Recorded data:
....
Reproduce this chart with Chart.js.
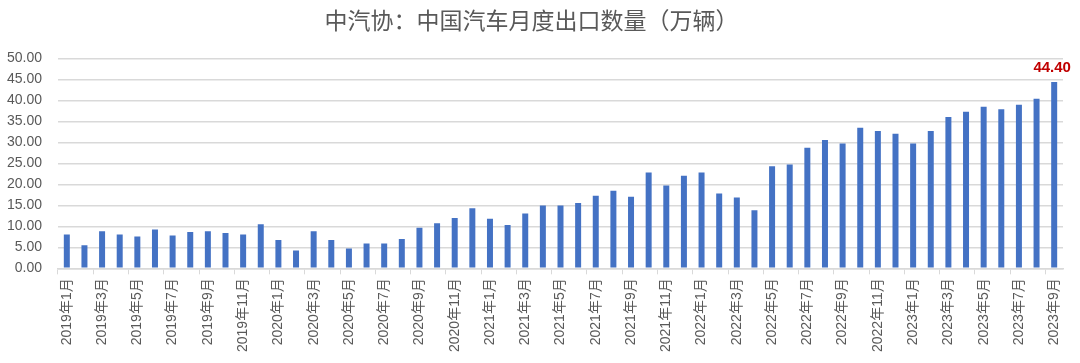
<!DOCTYPE html>
<html>
<head>
<meta charset="utf-8">
<script src="https://cdn.jsdelivr.net/npm/chart.js@4"></script>
<style>
  html, body { margin: 0; padding: 0; background: #fff; }
  #wrap { width: 1080px; height: 363px; }
</style>
</head>
<body>
<div id="wrap"><canvas id="chart"></canvas></div>
<script>
const years = [2019, 2020, 2021, 2022, 2023];
const months = [];
years.forEach(function (y) {
  for (let m = 1; m <= 12; m++) {
    if (y === 2023 && m > 9) break;
    months.push(y + "年" + m + "月");
  }
});

// 月度出口数量（万辆）
const exports2019 = [8.04, 5.5, 8.84, 8.04, 7.56, 9.24, 7.8, 8.68, 8.84, 8.44, 8.04, 10.5];
const exports2020 = [6.77, 4.22, 8.84, 6.77, 4.7, 5.9, 5.9, 7.0, 9.7, 10.75, 12.0, 14.3];
const exports2021 = [11.8, 10.35, 13.06, 14.97, 14.97, 15.6, 17.28, 18.47, 17.04, 22.85, 19.75, 22.05];
const exports2022 = [22.85, 17.83, 16.88, 13.85, 24.36, 24.76, 28.74, 30.57, 29.78, 33.52, 32.72, 32.09];
const exports2023 = [29.78, 32.72, 36.07, 37.34, 38.54, 37.9, 39.0, 40.45, 44.4];
const values = [].concat(exports2019, exports2020, exports2021, exports2022, exports2023);

const yTicks = [0, 5, 10, 15, 20, 25, 30, 35, 40, 45, 50];

const lastLabel = {
  id: "lastLabel",
  afterDatasetsDraw(chart) {
    const meta = chart.getDatasetMeta(0);
    const i = values.length - 1;
    const bar = meta.data[i];
    const ctx = chart.ctx;
    ctx.save();
    ctx.font = "bold 15px 'Liberation Sans', Arial, sans-serif";
    ctx.fillStyle = "#c00000";
    ctx.textAlign = "center";
    ctx.textBaseline = "bottom";
    ctx.fillText(values[i].toFixed(2), bar.x - 2, bar.y - 7);
    ctx.restore();
  }
};

new Chart(document.getElementById("chart"), {
  type: "bar",
  data: {
    labels: months,
    datasets: [
      {
        label: "出口数量",
        data: values,
        backgroundColor: "#4472c4",
        barPercentage: 0.68,
        categoryPercentage: 0.5,
      },
    ],
  },
  options: {
    responsive: true,
    maintainAspectRatio: false,
    animation: false,
    layout: { padding: { left: 0, right: 17, top: 0, bottom: 7 } },
    plugins: {
      legend: { display: false },
      tooltip: { enabled: false },
      title: {
        display: true,
        text: "中汽协：中国汽车月度出口数量（万辆）",
        color: "#595959",
        font: { family: "'Noto Sans CJK SC', sans-serif", size: 23, weight: "normal" },
        padding: { top: 6, bottom: 25 },
      },
    },
    scales: {
      x: {
        grid: {
          offset: true,
          drawOnChartArea: false,
          tickLength: 6,
          tickColor: function (c) { return c.index % 2 === 0 ? "#d9d9d9" : "rgba(0,0,0,0)"; },
        },
        border: { color: "#d9d9d9", width: 1.5 },
        ticks: {
          autoSkip: false,
          minRotation: 90,
          maxRotation: 90,
          padding: 4,
          color: "#595959",
          font: { family: "'Liberation Sans', 'Noto Sans CJK SC', sans-serif", size: 14 },
          callback: function (v, i) { return i % 2 === 0 ? months[i] : ""; },
        },
      },
      y: {
        min: 0,
        max: 50,
        afterBuildTicks: function (axis) { axis.ticks = yTicks.map(function (v) { return { value: v }; }); },
        afterFit: function (axis) { axis.width = 58; },
        grid: { color: "#d9d9d9", lineWidth: 1.5, drawTicks: false },
        border: { display: false },
        ticks: {
          padding: 16,
          color: "#595959",
          font: { family: "'Liberation Sans', sans-serif", size: 14 },
          callback: function (v) { return v.toFixed(2); },
        },
      },
    },
  },
  plugins: [lastLabel],
});
</script>
</body>
</html>
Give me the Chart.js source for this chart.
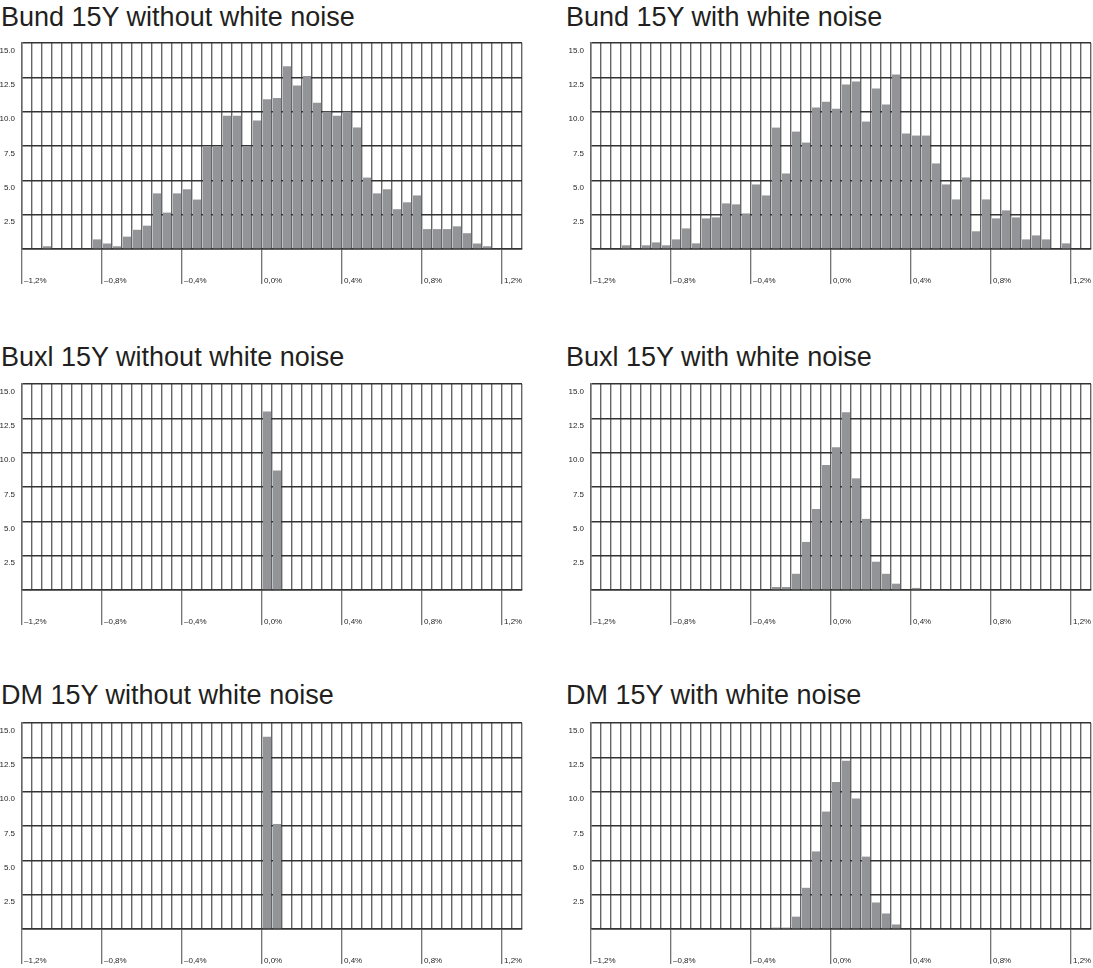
....
_Exercise objective_:
Go through the listing above and quote it exactly, apart from its images.

_Full output_:
Reproduce this chart with Chart.js.
<!DOCTYPE html>
<html>
<head>
<meta charset="utf-8">
<script src="https://cdn.jsdelivr.net/npm/chart.js@4"></script>
<style>
  html, body { margin: 0; padding: 0; background: #fff; }
  #wrap { width: 1080px; height: 363px; }
</style>
</head>
<body>
<div id="wrap"><canvas id="chart"></canvas></div>
<script>
const years = [2019, 2020, 2021, 2022, 2023];
const months = [];
years.forEach(function (y) {
  for (let m = 1; m <= 12; m++) {
    if (y === 2023 && m > 9) break;
    months.push(y + "年" + m + "月");
  }
});

// 月度出口数量（万辆）
const exports2019 = [8.04, 5.5, 8.84, 8.04, 7.56, 9.24, 7.8, 8.68, 8.84, 8.44, 8.04, 10.5];
const exports2020 = [6.77, 4.22, 8.84, 6.77, 4.7, 5.9, 5.9, 7.0, 9.7, 10.75, 12.0, 14.3];
const exports2021 = [11.8, 10.35, 13.06, 14.97, 14.97, 15.6, 17.28, 18.47, 17.04, 22.85, 19.75, 22.05];
const exports2022 = [22.85, 17.83, 16.88, 13.85, 24.36, 24.76, 28.74, 30.57, 29.78, 33.52, 32.72, 32.09];
const exports2023 = [29.78, 32.72, 36.07, 37.34, 38.54, 37.9, 39.0, 40.45, 44.4];
const values = [].concat(exports2019, exports2020, exports2021, exports2022, exports2023);

const yTicks = [0, 5, 10, 15, 20, 25, 30, 35, 40, 45, 50];

const lastLabel = {
  id: "lastLabel",
  afterDatasetsDraw(chart) {
    const meta = chart.getDatasetMeta(0);
    const i = values.length - 1;
    const bar = meta.data[i];
    const ctx = chart.ctx;
    ctx.save();
    ctx.font = "bold 15px 'Liberation Sans', Arial, sans-serif";
    ctx.fillStyle = "#c00000";
    ctx.textAlign = "center";
    ctx.textBaseline = "bottom";
    ctx.fillText(values[i].toFixed(2), bar.x - 2, bar.y - 7);
    ctx.restore();
  }
};

new Chart(document.getElementById("chart"), {
  type: "bar",
  data: {
    labels: months,
    datasets: [
      {
        label: "出口数量",
        data: values,
        backgroundColor: "#4472c4",
        barPercentage: 0.68,
        categoryPercentage: 0.5,
      },
    ],
  },
  options: {
    responsive: true,
    maintainAspectRatio: false,
    animation: false,
    layout: { padding: { left: 0, right: 17, top: 0, bottom: 7 } },
    plugins: {
      legend: { display: false },
      tooltip: { enabled: false },
      title: {
        display: true,
        text: "中汽协：中国汽车月度出口数量（万辆）",
        color: "#595959",
        font: { family: "'Noto Sans CJK SC', sans-serif", size: 23, weight: "normal" },
        padding: { top: 6, bottom: 25 },
      },
    },
    scales: {
      x: {
        grid: {
          offset: true,
          drawOnChartArea: false,
          tickLength: 6,
          tickColor: function (c) { return c.index % 2 === 0 ? "#d9d9d9" : "rgba(0,0,0,0)"; },
        },
        border: { color: "#d9d9d9", width: 1.5 },
        ticks: {
          autoSkip: false,
          minRotation: 90,
          maxRotation: 90,
          padding: 4,
          color: "#595959",
          font: { family: "'Liberation Sans', 'Noto Sans CJK SC', sans-serif", size: 14 },
          callback: function (v, i) { return i % 2 === 0 ? months[i] : ""; },
        },
      },
      y: {
        min: 0,
        max: 50,
        afterBuildTicks: function (axis) { axis.ticks = yTicks.map(function (v) { return { value: v }; }); },
        afterFit: function (axis) { axis.width = 58; },
        grid: { color: "#d9d9d9", lineWidth: 1.5, drawTicks: false },
        border: { display: false },
        ticks: {
          padding: 16,
          color: "#595959",
          font: { family: "'Liberation Sans', sans-serif", size: 14 },
          callback: function (v) { return v.toFixed(2); },
        },
      },
    },
  },
  plugins: [lastLabel],
});
</script>
</body>
</html>
Give me the Chart.js source for this chart.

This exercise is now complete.